Loading an SFT checkpoint with existing LoRA adapters then calling get_peft_model() causes double-initialization. Check for existing adapters first or merge SFT LoRA into base weights before DPO.
Problem: When loading an SFT checkpoint that already has LoRA adapters (via from_pretrained(...)), calling get_peft_model(model, config) again tries to add a second LoRA adapter to the same model, causing ValueError: "Cannot add a new adapter when one already exists."
Why surprising: The standard DPO setup pattern (from trl docs) is:
model = AutoModelForCausalLM.from_pretrained(checkpoint)
model = get_peft_model(model, peft_config)

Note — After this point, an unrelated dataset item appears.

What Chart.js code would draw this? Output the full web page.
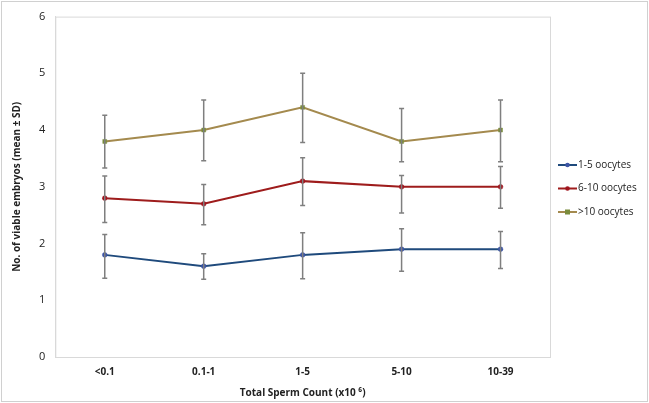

trainer = DPOTrainer(model, ...)But if checkpoint is itself a LoRA-trained model (already has adapters), this fails. The checkpoint load preserves the LoRA layers; get_peft_model() doesn't detect this and tries to add new layers.
Fix: Check if model already has LoRA and skip get_peft_model():
model = AutoModelForCausalLM.from_pretrained(checkpoint)
if not hasattr(model, 'peft_config') or not model.peft_config:
model = get_peft_model(model, peft_config)
trainer = DPOTrainer(model, ...)Or: always merge the SFT LoRA into base weights before DPO, then add fresh LoRA for DPO refinement.